Spread the parboiled rice evenly over the chicken mixture, scatter with the fried spices and the remaining fried onions. Cover, cook for 5 mins over high heat, then lower heat and simmer for another 5-10 mins. Check the liquid in the pan, and continue to cook until it has all been absorbed.


Stir the dish carefully, discard the whole spices and serve warm.

Chickpea Curry

Chickpea Curry


Serves 4


Ingredients


1 cup dried chickpeas / garbanzo beans (or 2 cups of the canned variety, rinsed and drained)
1 tbsp vegetable oil
2 onions, finely chopped
2 tsp crushed garlic
2 tsp grated fresh ginger
2 tomatoes, chopped
1/2 small fresh hot green chili pepper, finely sliced
1 tsp chana masala (see separate blog entry for this)
1 tsp salt
1/4 tsp ground turmeric
1/2 tsp garam masala
1/4 cup fresh cilantro leaves for garnish


Directions


If using dried chickpeas, soak overnight in cold water to cover.
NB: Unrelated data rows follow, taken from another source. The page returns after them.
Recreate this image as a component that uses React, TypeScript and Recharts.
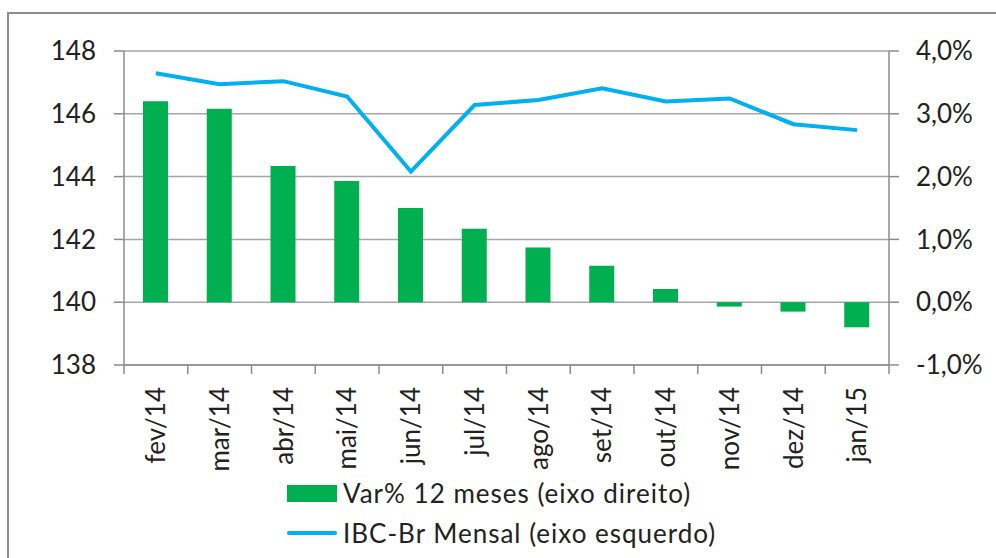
import { ComposedChart, Bar, Line, XAxis, YAxis, CartesianGrid, Legend } from 'recharts'

const months = ['fev/14', 'mar/14', 'abr/14', 'mai/14', 'jun/14', 'jul/14', 'ago/14', 'set/14', 'out/14', 'nov/14', 'dez/14', 'jan/15']
const ibcBrMensal = [147.29, 146.94, 147.04, 146.55, 144.16, 146.28, 146.44, 146.81, 146.39, 146.49, 145.67, 145.48]
const var12Meses = [3.2, 3.08, 2.17, 1.93, 1.5, 1.17, 0.87, 0.58, 0.21, -0.07, -0.15, -0.4]
const leftTicks = [138, 140, 142, 144, 146, 148]
const rightTicks = [-1, 0, 1, 2, 3, 4]

const data = months.map((m, i) => ({ month: m, ibc: ibcBrMensal[i], var: var12Meses[i] }))

const FONT = 'Lato, "Noto Sans", sans-serif'
const AXIS_GRAY = '#8C8C8C'
const GREEN = '#00B050'
const BLUE = '#00B0F0'

function MonthTick(props: any) {
  const { x, y, payload, index } = props
  const off = payload?.offset ?? 32
  return (
    <g>
      <line x1={x - off} y1={y} x2={x - off} y2={y + 9} stroke={AXIS_GRAY} strokeWidth={1.5} />
      {index === months.length - 1 && (
        <line x1={x + off} y1={y} x2={x + off} y2={y + 9} stroke={AXIS_GRAY} strokeWidth={1.5} />
      )}
      <text
        x={x}
        y={y + 22}
        dy="0.36em"
        transform={`rotate(-90 ${x} ${y + 22})`}
        textAnchor="end"
        fill="#222"
        fontSize={26}
        fontFamily={FONT}
      >
        {payload.value}
      </text>
    </g>
  )
}

function ChartLegend() {
  const row = { display: 'flex', alignItems: 'center', height: 40, fontSize: 26, fontFamily: FONT, color: '#222', letterSpacing: 1 }
  return (
    <div>
      <div style={row}>
        <span style={{ width: 50, height: 17, background: GREEN, marginRight: 6 }} />
        Var% 12 meses (eixo direito)
      </div>
      <div style={row}>
        <span style={{ width: 50, height: 4, borderRadius: 2, background: BLUE, marginRight: 6 }} />
        IBC-Br Mensal (eixo esquerdo)
      </div>
    </div>
  )
}

export default function App() {
  return (
    <div style={{ position: 'absolute', left: 0, top: 0, width: 996, height: 558, background: '#fff', overflow: 'hidden' }}>
      <div style={{ position: 'absolute', left: 7, top: 12, width: 1100, height: 700, borderTop: `2px solid ${AXIS_GRAY}`, borderLeft: `2px solid ${AXIS_GRAY}` }} />
      <div style={{ position: 'absolute', left: 0, top: 0 }}>
        <ComposedChart width={996} height={558} data={data} margin={{ top: 51, right: 0, bottom: 73, left: 0 }}>
          <CartesianGrid yAxisId="left" vertical={false} stroke="#A6A6A6" strokeWidth={1.5} />
          <XAxis
            dataKey="month"
            height={120}
            interval={0}
            tickLine={false}
            tickSize={0}
            tickMargin={0}
            axisLine={{ stroke: AXIS_GRAY, strokeWidth: 1.5 }}
            tick={<MonthTick />}
          />
          <YAxis
            yAxisId="left"
            width={124}
            domain={[138, 148]}
            ticks={leftTicks}
            tickSize={10}
            tickMargin={18}
            tick={{ fill: '#222', fontSize: 26, fontFamily: FONT }}
            tickLine={{ stroke: AXIS_GRAY, strokeWidth: 1.5 }}
            axisLine={{ stroke: AXIS_GRAY, strokeWidth: 1.5 }}
            allowDataOverflow
          />
          <YAxis
            yAxisId="right"
            orientation="right"
            width={107}
            domain={[-1, 4]}
            ticks={rightTicks}
            tickSize={10}
            tickMargin={17}
            tickFormatter={(v: number) => `${v.toFixed(1).replace('.', ',')}%`}
            tick={{ fill: '#222', fontSize: 26, fontFamily: FONT }}
            tickLine={{ stroke: AXIS_GRAY, strokeWidth: 1.5 }}
            axisLine={{ stroke: AXIS_GRAY, strokeWidth: 1.5 }}
            allowDataOverflow
          />
          <Legend
            layout="vertical"
            align="center"
            verticalAlign="middle"
            wrapperStyle={{ top: 473, left: 287, width: 500 }}
            content={<ChartLegend />}
          />
          <Bar yAxisId="right" dataKey="var" name="Var% 12 meses (eixo direito)" fill={GREEN} barSize={25} isAnimationActive={false} />
          <Line
            yAxisId="left"
            dataKey="ibc"
            name="IBC-Br Mensal (eixo esquerdo)"
            type="linear"
            stroke={BLUE}
            strokeWidth={4}
            dot={false}
            isAnimationActive={false}
          />
        </ComposedChart>
      </div>
    </div>
  )
}
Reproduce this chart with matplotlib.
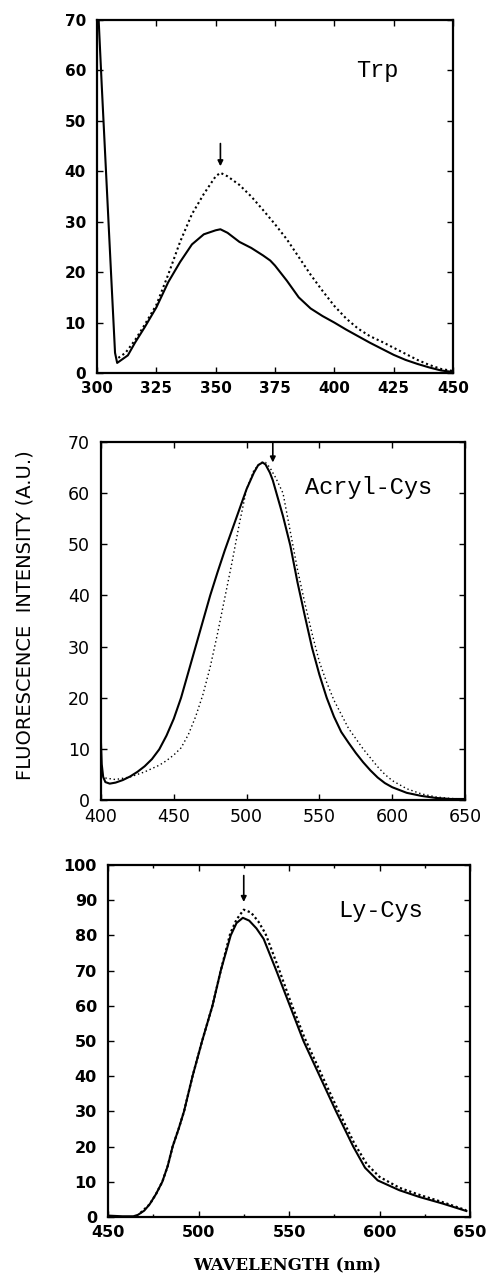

Drain, place in a saucepan with enough fresh water to just cover and bring to a boil. Reduce heat and simmer until cooked (45-60 mins). Drain chickpeas, reserving the cooking water.


Heat the vegetable oil in a large saucepan and fry the onions, garlic and ginger. In a small blender or food processor, blend the tomatoes with the green chili pepper and add this mixture to the pan along with the chana masala mix, salt and turmeric. Stir well and cook for a few minutes.


Add the chickpeas with about a cup of the reserved cooking water (or add the canned chickpeas with about 1 cup water), bring to a boil and simmer for 10 minutes.


Check the consistency of the curry; you can add more water or, if you prefer a thicker sauce, mash a few of the chickpeas with the back of a wooden spoon. Serve hot, garnished with cilantro leaves.


Note: I usually mash about a quarter of the chickpeas to thicken it a bit.

Chana Masala (spice mix)

Chana Masala


makes about 1 1/2 tbsp


This is a spice combination that you use in other dishes. Make some up, keep it in a Ziploc bag until you need it, or leave it open on your counter and use it as a pleasant aroma until the next time you need to cook with it. :)



Ingredients
2 tsp cumin seeds
1 tsp coriander seeds
2 cloves
2 dried red chili peppers, crumbled (optional)
4 black peppercorns
2 green cardamom pods
1/2 tsp ground ginger
1/2 tsp mango powder (if you can find it)




Directions
In a fry pan over low heat, toast the cumin and coriander seeds, cloves, red chili peppers, peppercorns and cardamom pods for a few minutes, stirring continuously. Transfer to a spice grinder and add the ginger and mango powder. Grind together to form a powder.



This mix can be stored in an airtight container in the refrigerator for 2-3 weeks.


Don't have a spice grinder? I use our old electric coffee grinder.


Chana Masala is a special blend of spices designed for use in chickpea (garbanzo bean) dishes; it may include more than a dozen spices. It can be found at Indian food stores.